UK household income still no better than it was at the height of the financial crash

How many times have we been told that the financial industry in this country is on the up after the 2008 crash? How many times have we been led to believe that we are in a better and more solid position money-wise than we were nearly a decade ago?

The truth of the matter is that we are not any better off in many situations and the typical UK income, according to new research, is at the same stage this year as it was during the financial collapse - that is nothing to be shouting about in our opinion.
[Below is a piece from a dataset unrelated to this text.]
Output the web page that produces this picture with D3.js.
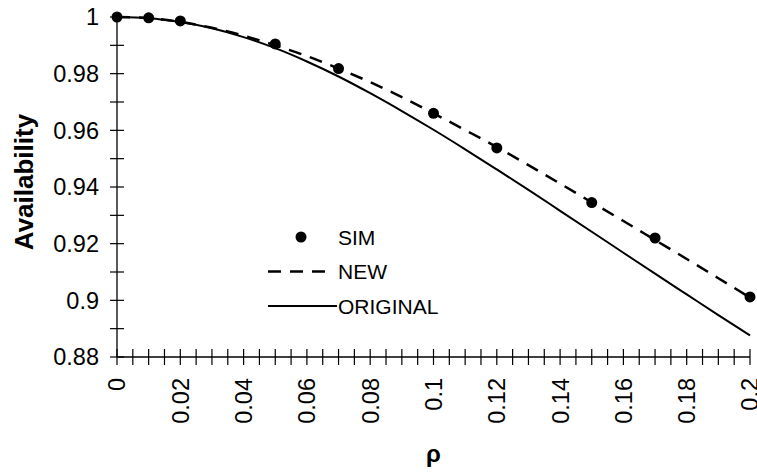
<!DOCTYPE html>
<meta charset="utf-8">
<head>
	<title> Availability vs rho </title>
	<style>
		body { margin: 0; background: #fff; }
		text { font-family: "Liberation Sans", Arial, sans-serif; fill: #000; }
		.curve { fill: none; stroke: #000; }
	</style>
</head>
<body>
  <div class="container"></div>
</body>

<script src="https://cdnjs.cloudflare.com/ajax/libs/d3/7.8.5/d3.min.js"></script>

<script type="text/javascript">

	// rho grid for the two model curves
	var rho = [0, 0.01, 0.02, 0.03, 0.04, 0.05, 0.06, 0.07, 0.08, 0.09, 0.10,
		0.11, 0.12, 0.13, 0.14, 0.15, 0.16, 0.17, 0.18, 0.19, 0.20];

	// NEW model (dashed)
	var newVals = [1.0000, 0.9996, 0.9983, 0.9962, 0.9934, 0.9900, 0.9862, 0.9818, 0.9770, 0.9717, 0.9660,
		0.9601, 0.9541, 0.9477, 0.9412, 0.9346, 0.9280, 0.9213, 0.9146, 0.9078, 0.9010];

	// ORIGINAL model (solid)
	var origVals = [1.0000, 0.9996, 0.9982, 0.9960, 0.9929, 0.9890, 0.9843, 0.9790, 0.9731, 0.9668, 0.9602,
		0.9533, 0.9462, 0.9390, 0.9316, 0.9242, 0.9168, 0.9094, 0.9021, 0.8948, 0.8876];

	// simulation points
	var simRho = [0, 0.01, 0.02, 0.05, 0.07, 0.10, 0.12, 0.15, 0.17, 0.20];
	var simVals = [1.0000, 0.9997, 0.9986, 0.9905, 0.9818, 0.9660, 0.9538, 0.9345, 0.9220, 0.9012];

	// tick labels
	var xLabels = [0, 0.02, 0.04, 0.06, 0.08, 0.1, 0.12, 0.14, 0.16, 0.18, 0.2];
	var yLabels = [0.88, 0.9, 0.92, 0.94, 0.96, 0.98, 1];

	var width = 757;
	var height = 472;

	var svg = d3.select(".container").append("svg")
		.attr("width", width)
		.attr("height", height);

	var x = d3.scaleLinear().domain([0, 0.2]).range([117, 750]);
	var y = d3.scaleLinear().domain([0.88, 1]).range([357, 17]);

	// minor ticks every 0.005 on x, 0.01 on y, crossing the axis
	var xTicks = d3.range(0, 41).map(function (i) { return i * 0.005; });
	var yTicks = d3.range(0, 13).map(function (i) { return 0.88 + i * 0.01; });

	var ax = svg.append("g");

	ax.append("line")
		.attr("x1", x(0)).attr("x2", x(0.2))
		.attr("y1", y(0.88)).attr("y2", y(0.88))
		.attr("stroke", "#000").attr("stroke-width", 1.3);
	ax.append("line")
		.attr("x1", x(0)).attr("x2", x(0))
		.attr("y1", y(0.88)).attr("y2", y(1))
		.attr("stroke", "#000").attr("stroke-width", 1.3);

	ax.selectAll(".xt").data(xTicks).enter().append("line")
		.attr("class", "xt")
		.attr("x1", function (d) { return x(d); })
		.attr("x2", function (d) { return x(d); })
		.attr("y1", y(0.88) - 8).attr("y2", y(0.88) + 8)
		.attr("stroke", "#000").attr("stroke-width", 1.2);

	ax.selectAll(".yt").data(yTicks).enter().append("line")
		.attr("class", "yt")
		.attr("x1", x(0) - 7).attr("x2", x(0) + 7)
		.attr("y1", function (d) { return y(d); })
		.attr("y2", function (d) { return y(d); })
		.attr("stroke", "#000").attr("stroke-width", 1.2);

	// y tick labels
	ax.selectAll(".yl").data(yLabels).enter().append("text")
		.attr("class", "yl")
		.attr("x", 99)
		.attr("y", function (d) { return y(d); })
		.attr("dy", "0.36em")
		.attr("text-anchor", "end")
		.style("font-size", "23.5px")
		.text(function (d) { return d3.format("")(d); });

	// x tick labels, rotated
	ax.selectAll(".xl").data(xLabels).enter().append("text")
		.attr("class", "xl")
		.attr("transform", function (d) { return "translate(" + x(d) + ",378) rotate(-90)"; })
		.attr("dy", "0.36em")
		.attr("text-anchor", "end")
		.style("font-size", "23.5px")
		.text(function (d) { return d3.format("")(d); });

	// axis titles
	svg.append("text")
		.attr("transform", "translate(33,182) rotate(-90)")
		.attr("text-anchor", "middle")
		.style("font-size", "26px")
		.style("font-weight", "bold")
		.text("Availability");

	svg.append("text")
		.attr("x", x(0.1))
		.attr("y", 462)
		.attr("text-anchor", "middle")
		.style("font-size", "24px")
		.style("font-weight", "bold")
		.text("ρ");

	// curves
	var line = d3.line()
		.x(function (d) { return x(d[0]); })
		.y(function (d) { return y(d[1]); })
		.curve(d3.curveMonotoneX);

	svg.append("path")
		.attr("class", "curve")
		.attr("d", line(d3.zip(rho, origVals)))
		.attr("stroke-width", 2);

	svg.append("path")
		.attr("class", "curve")
		.attr("d", line(d3.zip(rho, newVals)))
		.attr("stroke-width", 2.5)
		.attr("stroke-dasharray", "13,9");

	svg.selectAll(".sim").data(d3.zip(simRho, simVals)).enter().append("circle")
		.attr("class", "sim")
		.attr("cx", function (d) { return x(d[0]); })
		.attr("cy", function (d) { return y(d[1]); })
		.attr("r", 5.5)
		.attr("fill", "#000");

	// legend
	var lg = svg.append("g").style("font-size", "21px");
	lg.append("circle").attr("cx", 301).attr("cy", 237).attr("r", 5.5).attr("fill", "#000");
	lg.append("text").attr("x", 338).attr("y", 237).attr("dy", "0.36em").text("SIM");
	lg.append("line").attr("x1", 268).attr("x2", 325).attr("y1", 271.5).attr("y2", 271.5)
		.attr("stroke", "#000").attr("stroke-width", 2.5).attr("stroke-dasharray", "13,9");
	lg.append("text").attr("x", 338).attr("y", 271.5).attr("dy", "0.36em").text("NEW");
	lg.append("line").attr("x1", 268).attr("x2", 337).attr("y1", 306).attr("y2", 306)
		.attr("stroke", "#000").attr("stroke-width", 2);
	lg.append("text").attr("x", 338).attr("y", 306).attr("dy", "0.36em").text("ORIGINAL");

</script>
</html>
Ok, credit where credit is due, we may be in a more secure state from a national perspective, but certainly the average family cannot tell that we are out of recession. Everyone is still watching the pennies when they go to the supermarket, everyone is still using comparison sites to get their energy and car insurance at the cheapest premiums possible. It's a sorry state of affairs that we haven't moved on from this stage. It is also worrying when you question whether or not we will ever get past this stage. Wages are not going up, yet everything around us is.  The cost of living in general such as heating our homes, food bills, clothing our children  and running our cars is ever increasing and something has got to give. The standard of living is going down the further into the modern age we go - that is never right.

It is also known that so called 'millenials' (people of working age now) will be less well off than their parents were at this stage in their life - again this is something that should never happen. It has to be said that it isn't just our country that is performing this way, it is a worldwide issue but it doesn't make it right. It should be the case that children always do better than their parents did, but in actual fact kids are having to run to the bank of mum and dad for nearly everything whether it be for their first car or the deposit for their first mortgage.

A few statistics from the Institute of Fiscal Studies that may make the situation seem more real includes the news that the rate of year on year house income growth is stagnated at the smallest level for over 50 years since the big crash just after 2007.

A sad side effect of this is the impact that it is having on child poverty as well, according to the institute.

Figures are expected to show that even though we are led to believe the country is in a better place than it was a decade ago, child poverty is now on the rise to over thirty per cent in 2020, compared to 25 per cent only a couple of years ago. The two things don't tally up.

The trouble, of course, will hit the poorest the hardest. The people that work but who are on a low wage and with mouths to feed will always suffer in this situation. Inflation keeps going up, wages show no sign of rising and people don't know how they are going to bridge the gap.

Brexit has also had some kind of impact as well. Whether or not leaving the EU proves to be a good thing, the uncertainty has brought about tepidity as employers don't know how it will impact their business so therefore are unprepared to give wage increases to employees. It's a circumstance that is easy to understand both parties.

It is a sorry state of affairs when you realise that more people are in work than has ever been recorded and yet we as a country still cannot make ends meet. 

It appears that unless you are filthy rich, there will be hard times ahead.